CP-MoE framework solves catastrophic forgetting with transient expert routing
A new MoE method achieves SOTA on SuperNI and VQA v2 while reducing parameter interference.
A team of researchers from UNSW Sydney (Yang Liu, Toan Nguyen, Flora D. Salim) has introduced CP-MoE (Consistency-Preserving Mixture-of-Experts), a novel framework for continual learning that tackles catastrophic forgetting in large language models (LLMs) and vision-language models (VLMs). Traditional MoE continual learning methods using LoRA have a fundamental trade-off: they either isolate experts too aggressively, limiting knowledge transfer, or allow task-specific updates to overwrite important parameters, causing severe forgetting. CP-MoE breaks this deadlock with two key innovations: a consistency-preserving routing bias that uses a transient expert to estimate representation similarity with stable experts and guide routing toward compatible selections, and a transient expert-guided regularization mechanism that selectively protects important historical parameters during merging.
Validated on both unimodal and multimodal benchmarks, CP-MoE achieves state-of-the-art results on the SuperNI benchmark (spanning diverse sequential language tasks) and demonstrates stronger zero-shot transfer to unseen tasks. On the VQA v2 dataset, CP-MoE scales effectively to multimodal visual reasoning, consistently reducing forgetting and outperforming strong MoE baselines. By preserving cross-task knowledge transfer while reducing parameter interference, CP-MoE offers a practical path for deploying continually learning MoE models in real-world applications where models must adapt to new tasks without forgetting previous ones.
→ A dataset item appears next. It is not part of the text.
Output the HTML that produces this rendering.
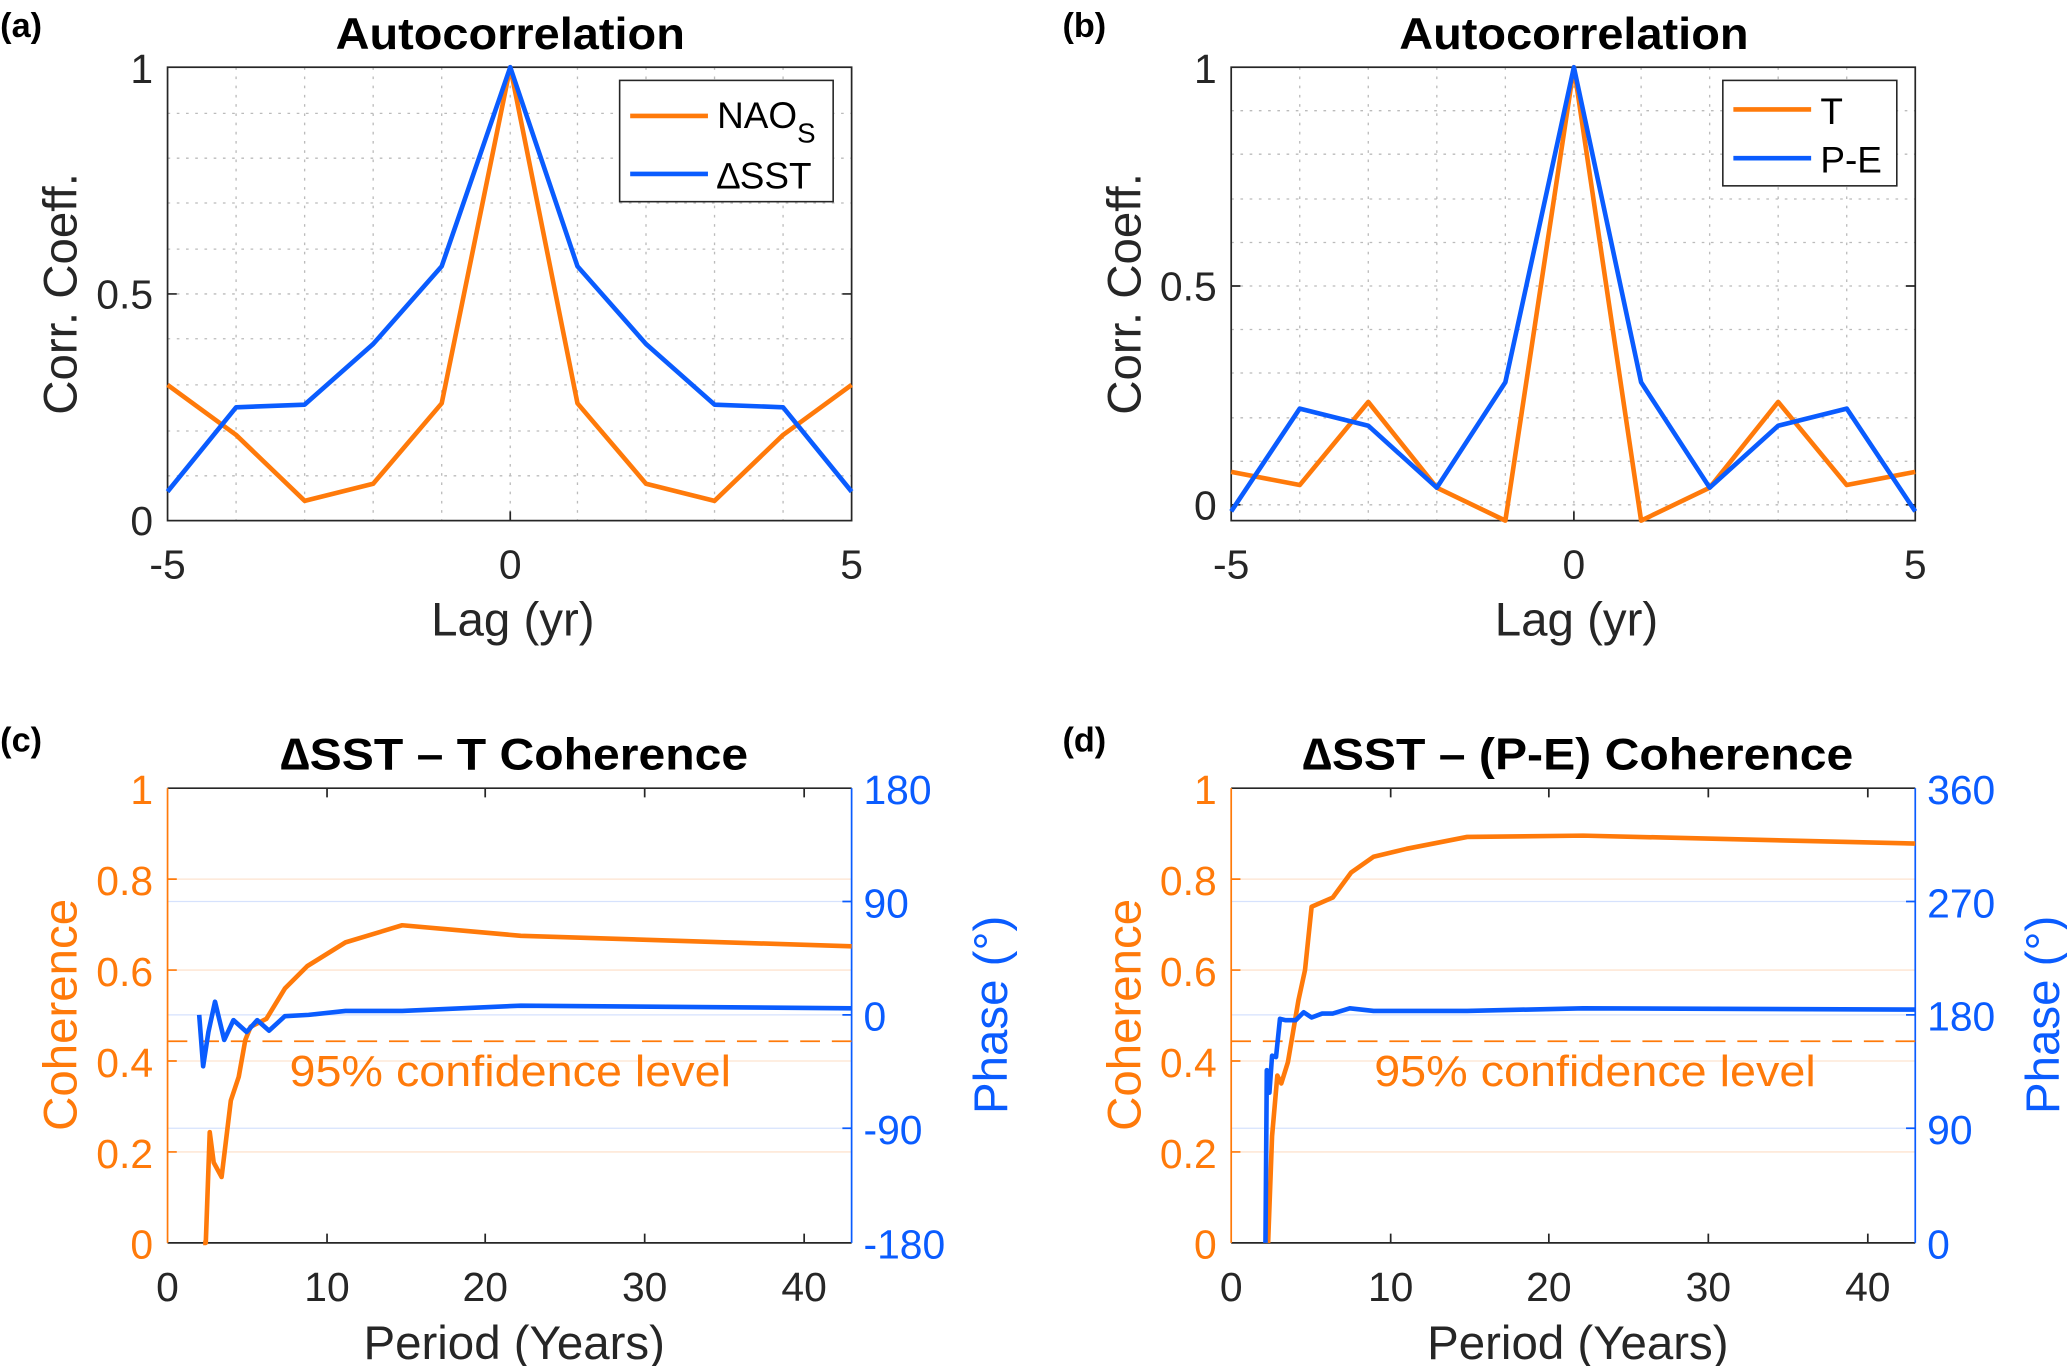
<!DOCTYPE html>
<html><head><meta charset="utf-8"><style>html,body{margin:0;padding:0;background:#fff}svg{display:block}</style></head>
<body>
<svg width="2067" height="1366" viewBox="0 0 1568 1036.4" xmlns="http://www.w3.org/2000/svg" font-family="Liberation Sans, Arial, sans-serif">
<rect width="1568" height="1037" fill="#fff"/>
<!-- ===== Panel (a) ===== -->
<text x="0" y="28" font-size="26" font-weight="bold">(a)</text>
<text x="387" y="37" font-size="34" font-weight="bold" text-anchor="middle" textLength="265" lengthAdjust="spacingAndGlyphs">Autocorrelation</text>
<g stroke="#bbb" stroke-width="1" stroke-dasharray="2,5">
<path d="M179 51V395M231 51V395M283 51V395M335 51V395M387 51V395M438 51V395M490 51V395M542 51V395M594 51V395"/>
<path d="M127 361H646M127 327H646M127 292H646M127 257H646M127 223H646M127 189H646M127 154H646M127 120H646M127 86H646"/>
</g>
<rect x="127" y="51" width="519" height="344" fill="none" stroke="#262626" stroke-width="1.3"/>
<path d="M387 395v-7M387 51v7M127 223h7M646 223h-7" stroke="#262626" stroke-width="1.3"/>
<g font-size="31" fill="#262626">
<text x="127" y="439" text-anchor="middle">-5</text><text x="387" y="439" text-anchor="middle">0</text><text x="646" y="439" text-anchor="middle">5</text>
<text x="116" y="63" text-anchor="end">1</text><text x="116" y="234" text-anchor="end">0.5</text><text x="116" y="406" text-anchor="end">0</text>
</g>
<text x="389" y="482" font-size="36" fill="#262626" text-anchor="middle">Lag (yr)</text>
<text transform="translate(58,223) rotate(-90)" font-size="36" fill="#262626" text-anchor="middle">Corr. Coeff.</text>
<polyline fill="none" stroke="#FF7A0A" stroke-width="3.5" stroke-linejoin="round" points="127,292 179,330 231,380 283,367 335,306 387,51 438,306 490,367 542,380 594,330 646,292"/>
<polyline fill="none" stroke="#0A5CFF" stroke-width="3.5" stroke-linejoin="round" points="127,373 179,309 231,307 283,261 335,202 387,51 438,202 490,261 542,307 594,309 646,373"/>
<rect x="470" y="61" width="162" height="92" fill="#fff" stroke="#262626" stroke-width="1.2"/>
<path d="M478 88h59" stroke="#FF7A0A" stroke-width="3.5"/><path d="M478 132h59" stroke="#0A5CFF" stroke-width="3.5"/>
<text x="544" y="97" font-size="28">NAO<tspan font-size="21" dy="11">S</tspan></text>
<text x="544" y="143" font-size="28">∆SST</text>

<!-- ===== Panel (b) ===== -->
<text x="806" y="28" font-size="26" font-weight="bold">(b)</text>
<text x="1194" y="37" font-size="34" font-weight="bold" text-anchor="middle" textLength="265" lengthAdjust="spacingAndGlyphs">Autocorrelation</text>
<g stroke="#bbb" stroke-width="1" stroke-dasharray="2,5">
<path d="M986 51V395M1038 51V395M1090 51V395M1142 51V395M1194 51V395M1245 51V395M1297 51V395M1349 51V395M1401 51V395"/>
<path d="M934 383H1453M934 350H1453M934 317H1453M934 283H1453M934 250H1453M934 217H1453M934 184H1453M934 151H1453M934 117H1453M934 84H1453"/>
</g>
<rect x="934" y="51" width="519" height="344" fill="none" stroke="#262626" stroke-width="1.3"/>
<path d="M1194 395v-7M1194 51v7M934 217h7M1453 217h-7M934 383h7M1453 383h-7" stroke="#262626" stroke-width="1.3"/>
<g font-size="31" fill="#262626">
<text x="934" y="439" text-anchor="middle">-5</text><text x="1194" y="439" text-anchor="middle">0</text><text x="1453" y="439" text-anchor="middle">5</text>
<text x="923" y="63" text-anchor="end">1</text><text x="923" y="228" text-anchor="end">0.5</text><text x="923" y="394" text-anchor="end">0</text>
</g>
<text x="1196" y="482" font-size="36" fill="#262626" text-anchor="middle">Lag (yr)</text>
<text transform="translate(865,223) rotate(-90)" font-size="36" fill="#262626" text-anchor="middle">Corr. Coeff.</text>
<polyline fill="none" stroke="#FF7A0A" stroke-width="3.5" stroke-linejoin="round" points="934,358 986,368 1038,305 1090,370 1142,395 1194,51 1245,395 1297,370 1349,305 1401,368 1453,358"/>
<polyline fill="none" stroke="#0A5CFF" stroke-width="3.5" stroke-linejoin="round" points="934,388 986,310 1038,323 1090,370 1142,290 1194,51 1245,290 1297,370 1349,323 1401,310 1453,388"/>
<rect x="1307" y="61" width="132" height="80" fill="#fff" stroke="#262626" stroke-width="1.2"/>
<path d="M1315 83h59" stroke="#FF7A0A" stroke-width="3.5"/><path d="M1315 120h59" stroke="#0A5CFF" stroke-width="3.5"/>
<text x="1381" y="94" font-size="28">T</text>
<text x="1381" y="131" font-size="28">P-E</text>

<!-- ===== Panel (c) ===== -->
<text x="0" y="570" font-size="26" font-weight="bold">(c)</text>
<text x="390" y="584" font-size="34" font-weight="bold" text-anchor="middle" textLength="355" lengthAdjust="spacingAndGlyphs">∆SST – T Coherence</text>
<g stroke-width="1">
<path d="M127 667H646M127 736H646M127 805H646M127 874H646" stroke="#FDE3CF"/>
<path d="M127 684H646M127 770H646M127 856H646" stroke="#D6E2FD"/>
</g>
<path d="M127 598H646" stroke="#262626" stroke-width="1.3"/>
<path d="M127 943H646" stroke="#262626" stroke-width="1.3"/>
<path d="M127 598V943" stroke="#FF7A0A" stroke-width="1.3"/>
<path d="M646 598V943" stroke="#0A5CFF" stroke-width="1.3"/>
<path d="M248 943v-7M368 943v-7M489 943v-7M610 943v-7M248 598v7M368 598v7M489 598v7M610 598v7" stroke="#262626" stroke-width="1.3"/>
<path d="M127 667h7M127 736h7M127 805h7M127 874h7" stroke="#FF7A0A" stroke-width="1.3"/>
<path d="M646 684h-7M646 770h-7M646 856h-7" stroke="#0A5CFF" stroke-width="1.3"/>
<g font-size="31" fill="#262626" text-anchor="middle">
<text x="127" y="987">0</text><text x="248" y="987">10</text><text x="368" y="987">20</text><text x="489" y="987">30</text><text x="610" y="987">40</text>
</g>
<g font-size="31" fill="#FF7A0A" text-anchor="end">
<text x="116" y="610">1</text><text x="116" y="679">0.8</text><text x="116" y="748">0.6</text><text x="116" y="817">0.4</text><text x="116" y="886">0.2</text><text x="116" y="955">0</text>
</g>
<g font-size="31" fill="#0A5CFF">
<text x="655" y="610">180</text><text x="655" y="696">90</text><text x="655" y="782">0</text><text x="655" y="868">-90</text><text x="655" y="955">-180</text>
</g>
<text x="390" y="1031" font-size="36" fill="#262626" text-anchor="middle">Period (Years)</text>
<text transform="translate(58,770) rotate(-90)" font-size="36" fill="#FF7A0A" text-anchor="middle">Coherence</text>
<text transform="translate(764,770) rotate(-90)" font-size="36" fill="#0A5CFF" text-anchor="middle">Phase (°)</text>
<path d="M127 790H646" stroke="#FF7A0A" stroke-width="1.3" stroke-dasharray="15,9"/>
<text x="387" y="824" font-size="33" fill="#FF7A0A" text-anchor="middle" textLength="335" lengthAdjust="spacingAndGlyphs">95% confidence level</text>
<polyline fill="none" stroke="#FF7A0A" stroke-width="3.5" stroke-linejoin="round" points="154,943 156,943 159,859 162,882 168,893 175,835 181,817 186,789 190,779 202,773 216,750 233,733 262,715 305,702 395,710 646,718"/>
<polyline fill="none" stroke="#0A5CFF" stroke-width="3.5" stroke-linejoin="round" points="151,770 154,809 158,783 163,760 170,789 177,774 187,783 195,774 204,782 216,771 234,770 262,767 305,767 395,763 646,765"/>

<!-- ===== Panel (d) ===== -->
<text x="806" y="570" font-size="26" font-weight="bold">(d)</text>
<text x="1197" y="584" font-size="34" font-weight="bold" text-anchor="middle" textLength="418" lengthAdjust="spacingAndGlyphs">∆SST – (P-E) Coherence</text>
<g stroke-width="1">
<path d="M934 667H1453M934 736H1453M934 805H1453M934 874H1453" stroke="#FDE3CF"/>
<path d="M934 684H1453M934 770H1453M934 856H1453" stroke="#D6E2FD"/>
</g>
<path d="M934 598H1453" stroke="#262626" stroke-width="1.3"/>
<path d="M934 943H1453" stroke="#262626" stroke-width="1.3"/>
<path d="M934 598V943" stroke="#FF7A0A" stroke-width="1.3"/>
<path d="M1453 598V943" stroke="#0A5CFF" stroke-width="1.3"/>
<path d="M1055 943v-7M1175 943v-7M1296 943v-7M1417 943v-7M1055 598v7M1175 598v7M1296 598v7M1417 598v7" stroke="#262626" stroke-width="1.3"/>
<path d="M934 667h7M934 736h7M934 805h7M934 874h7" stroke="#FF7A0A" stroke-width="1.3"/>
<path d="M1453 684h-7M1453 770h-7M1453 856h-7" stroke="#0A5CFF" stroke-width="1.3"/>
<g font-size="31" fill="#262626" text-anchor="middle">
<text x="934" y="987">0</text><text x="1055" y="987">10</text><text x="1175" y="987">20</text><text x="1296" y="987">30</text><text x="1417" y="987">40</text>
</g>
<g font-size="31" fill="#FF7A0A" text-anchor="end">
<text x="923" y="610">1</text><text x="923" y="679">0.8</text><text x="923" y="748">0.6</text><text x="923" y="817">0.4</text><text x="923" y="886">0.2</text><text x="923" y="955">0</text>
</g>
<g font-size="31" fill="#0A5CFF">
<text x="1462" y="610">360</text><text x="1462" y="696">270</text><text x="1462" y="782">180</text><text x="1462" y="868">90</text><text x="1462" y="955">0</text>
</g>
<text x="1197" y="1031" font-size="36" fill="#262626" text-anchor="middle">Period (Years)</text>
<text transform="translate(865,770) rotate(-90)" font-size="36" fill="#FF7A0A" text-anchor="middle">Coherence</text>
<text transform="translate(1562,770) rotate(-90)" font-size="36" fill="#0A5CFF" text-anchor="middle">Phase (°)</text>
<path d="M934 790H1453" stroke="#FF7A0A" stroke-width="1.3" stroke-dasharray="15,9"/>
<text x="1210" y="824" font-size="33" fill="#FF7A0A" text-anchor="middle" textLength="335" lengthAdjust="spacingAndGlyphs">95% confidence level</text>
<polyline fill="none" stroke="#FF7A0A" stroke-width="3.5" stroke-linejoin="round" points="962,943 965,862 969,816 972,822 977,806 985,759 990,736 995,688 1011,681 1025,662 1042,650 1067,644 1113,635 1201,634 1453,640"/>
<polyline fill="none" stroke="#0A5CFF" stroke-width="3.5" stroke-linejoin="round" points="960,943 961,812 963,829 965,801 968,802 971,773 975,774 983,774 989,768 995,772 1003,769 1011,769 1024,765 1042,767 1113,767 1201,765 1453,766"/>
</svg>
</body></html>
- CP-MoE introduces a transient expert that captures early task-specific updates and guides integration into stable experts, reducing parameter interference.
- Achieves state-of-the-art performance on the SuperNI benchmark with stronger zero-shot transfer to unseen tasks.
- Scales to multimodal visual reasoning on VQA v2, consistently reducing forgetting compared to strong MoE baselines.
Why It Matters
CP-MoE enables LLMs/VLMs to learn new tasks without forgetting, critical for adaptive AI assistants and robotics.